Además, rara vez -si es que ha habido alguna- ha favorecido a alguna facción chií sobre otra y ha comprendido con acierto la necesidad de hacer participar a otros grupos étnicos y religiosos. La influencia de Sistani y su supervivencia siguen siendo fundamentales para el futuro de Irak y para la capacidad de los chiíes de mostrar a suníes, kurdos y otras minorías el camino hacia un futuro más estable y seguro.
Estados unidos debe seguir en Irak. La estabilidad relativa del país a lo largo de los dos últimos años ha llevado engañosamente a muchos a concluir que ya está preparado para salir adelante por sus propios medios. Tamaña complacencia no hará sino contribuir inconscientemente a una mayor agitación. Cualesquiera que sean, los progresos conseguidos son modestos en el mejor de los casos y están lejos de ser irreversibles. Para el futuro de Irak y para la seguridad de toda la región, sigue siendo indispensable el compromiso de EEUU a todos los niveles, incluido el militar.
La ansiedad con que muchos en Washington -incluido el presidente Obama- desean pasar cuanto antes la página de Irak, y luego la de Afganistán, con la finalidad de centrarse en los apremiantes temas nacionales, puede ser el típico tiro que sale por la culata. Se corre el riesgo de crear un vacío de seguridad que las fuerzas extremistas están más que ansiosas por ocupar. Además, una retirada prematura exigirá al fin y a la postre mayores recursos para hacer frente a una inestabilidad creciente a largo plazo. El fracaso de hoy supondrá que mañana habrá que pagar un precio más alto.
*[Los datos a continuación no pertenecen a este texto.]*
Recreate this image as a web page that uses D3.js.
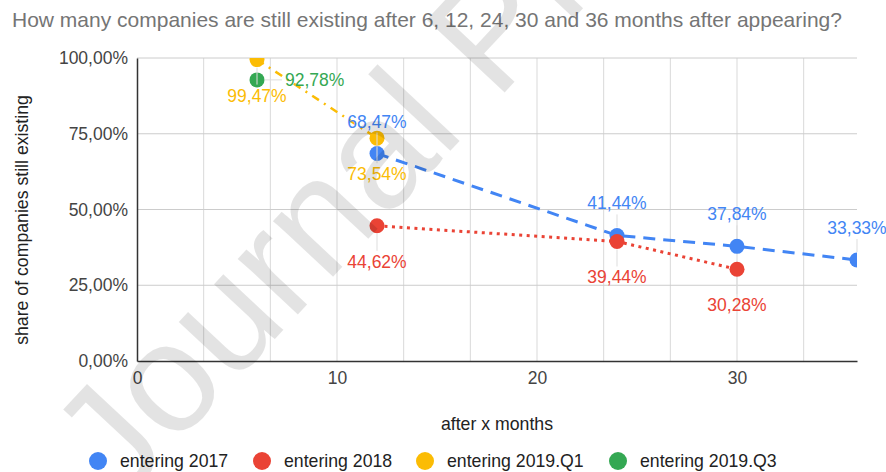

Son las realidades sobre el terreno las que deben determinar el proceso de retirada del ejército y no los calendarios políticos. Las decisiones precipitadas, la fijación impulsiva de las prioridades políticas y la retórica interesada, que fomentan la impaciencia por la retirada a cambio de beneficios políticos a corto plazo, hacen que se tambaleen los equilibrios frágiles, que se envalentonen los extremistas y que se desestabilice aún más si cabe una situación que ya es inestable de por sí.
Marco Vicenzino, director del Global Strategy Project, con sede en Washington, EEUU.